What Does This Have to Do With Data Security Intelligence?
Quite a bit, actually, because it highlights how easy it is to take data and misinterpret it or draw inaccurate conclusions. Heading out of the graveyard and back to information technology (IT) security and analytics, it’s not hard to find similar analogies. Take a company with a Security Information and Event Management (SIEM) or VM scanner that alerts on a system that has a port 445 for Server Message Block (SMB) open. SMB is used for resource sharing, such as files and printers, and is ripe for exploration. Does this mean the company should shut the port down?
To answer that question, the company needs to put that information in an enriched intelligence context. That’s the hard part — bringing the right data together to be able to make informed risk decisions. Is the system in question in a protected zone or enclave? Is access limited to only a few approved services or do users with legitimate business need to share resources on that system? Does the system in question have a server-based intrusion agent on it that prevents execution of malcode?
Answers about these additional controls will help determine the actual likelihood of an exploit and the impact on a business. However, getting that data requires inputs from more than one data point of the port being open and an ability to put all the data in a business context. If all the controls listed above are in place and the business really needs to share resources on that system, the port shouldn’t be shut down.
If the system was an Internet-facing Web application with no need to have SMB open, it should be shut down. However, the business and IT departments need to know the deeper details to make the right choice.
The example above is very simple, and the decisions and data sets we’re dealing with in large organizations are much more complex, but the concept is the same. The more context and information one can enrich the data set with, the better the intelligence will be.
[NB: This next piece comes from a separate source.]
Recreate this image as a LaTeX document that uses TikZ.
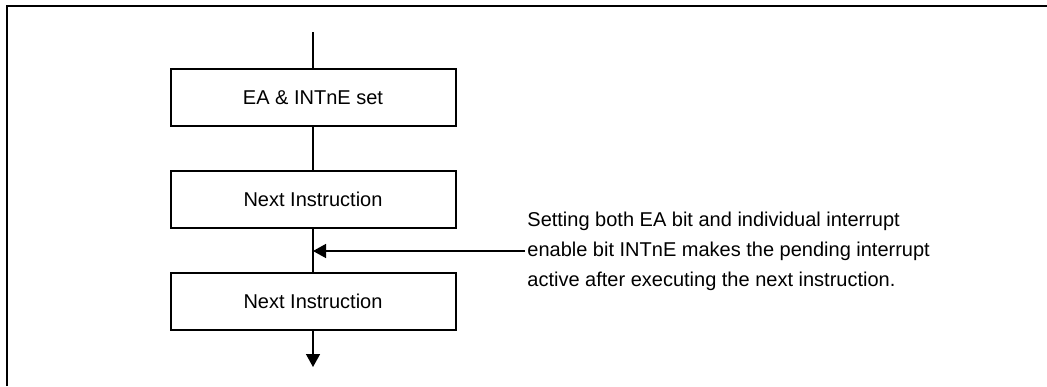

Right now, many companies are still in the “headline” phase of using data, but as we get better at collecting and parsing it, I think we can get to a much more intelligent security analytics model.
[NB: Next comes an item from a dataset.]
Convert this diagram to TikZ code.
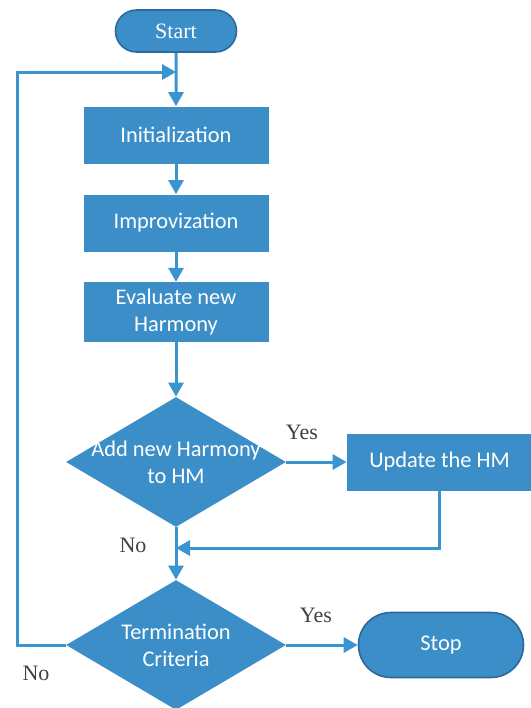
\documentclass[tikz,border=0pt]{standalone}
\usepackage{fontspec}
\setmainfont{Liberation Serif}
\setsansfont{Carlito}
\usetikzlibrary{arrows.meta,positioning,shapes.geometric,shapes.misc}
\definecolor{hsblue}{RGB}{59,142,199}
\definecolor{hsline}{RGB}{58,148,207}
\definecolor{hsedge}{RGB}{44,104,158}
\tikzset{
	frame/.style={
		rectangle, fill=hsblue, text=white,
		minimum width=92.5pt, minimum height=28.5pt,
		align=center, font=\sffamily\fontsize{11.2}{13.5}\selectfont,
	},
	terminal/.style={
		rounded rectangle, fill=hsblue, draw=hsedge, line width=0.8pt,
		text=white, inner sep=0pt,
	},
	decision/.style={
		diamond, fill=hsblue, inner sep=0pt,
		minimum width=110pt, minimum height=65pt,
	},
	dlabel/.style={
		text=white, align=center, inner sep=0pt,
		font=\sffamily\fontsize{11.2}{13.5}\selectfont,
	},
	yn/.style={
		text=black!75, font=\fontsize{11}{13}\selectfont,
	},
	line/.style={
		draw=hsline, line width=1.5pt, -{Triangle[length=7pt,width=7.5pt]},
	}
}

\begin{document}
\begin{tikzpicture}[x=0.5pt, y=0.5pt]
	\useasboundingbox (0,0) rectangle (531,-708);

	\node [terminal, minimum width=60.5pt, minimum height=21pt, font=\fontsize{11}{13}\selectfont] (start) at (176,-31) {Start};
	\node [frame, below of=start, node distance=52pt] (init) {Initialization};
	\node [frame, below of=init, node distance=44pt] (impro) {Improvization};
	\node [frame, below of=impro, node distance=44.5pt] (eval) {Evaluate new\\Harmony};
	\node [decision, below of=eval, node distance=75pt, label={[dlabel]center:Add new Harmony\\to HM}] (add) {};
	\node [frame, right of=add, node distance=131.75pt] (upd) {Update the HM};
	\node [decision, below of=add, node distance=91.5pt, label={[dlabel]center:Termination\\Criteria}] (term) {};
	\node [terminal, right of=term, node distance=132.5pt, minimum width=82.5pt, minimum height=32.5pt, font=\sffamily\fontsize{11.2}{13.5}\selectfont] (stop) {Stop};

	\node [yn] (yes1) at (302,-432) {Yes};
	\node [yn] (no1) at (133,-545) {No};
	\node [yn] (yes2) at (316,-615) {Yes};
	\node [yn] (no2) at (36,-673) {No};

	\coordinate (join) at (176,-72);
	\coordinate (merge) at (176,-548);

	\path [line] (start) -- (init);
	\path [line] (init) -- (impro);
	\path [line] (impro) -- (eval);
	\path [line] (eval) -- (add);
	\path [line] (add) -- (upd);
	\path [line] (upd.south) |- (merge);
	\path [line] (add) -- (term);
	\path [line] (term) -- (stop);
	\path [line] (term.west) -- ++(-48,0) |- (join);
\end{tikzpicture}
\end{document}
Though living to 100 may never be a reality for most of us, there’s no denying that the U.S. population has a much greater chance of reaching 80 than we did in 1760. Security intelligence can help our networks and businesses in the same way, by identifying the critical paths to exploit so we can block them and enhancing the alert and reporting data with business and controls context. The key will be having business-aware analysts who can determine what to look for, which data to parse and how to use tools to sift through and analyze that data. We need to start looking past the security and SIEM “headlines” and dive deeper into the root causes and dependencies.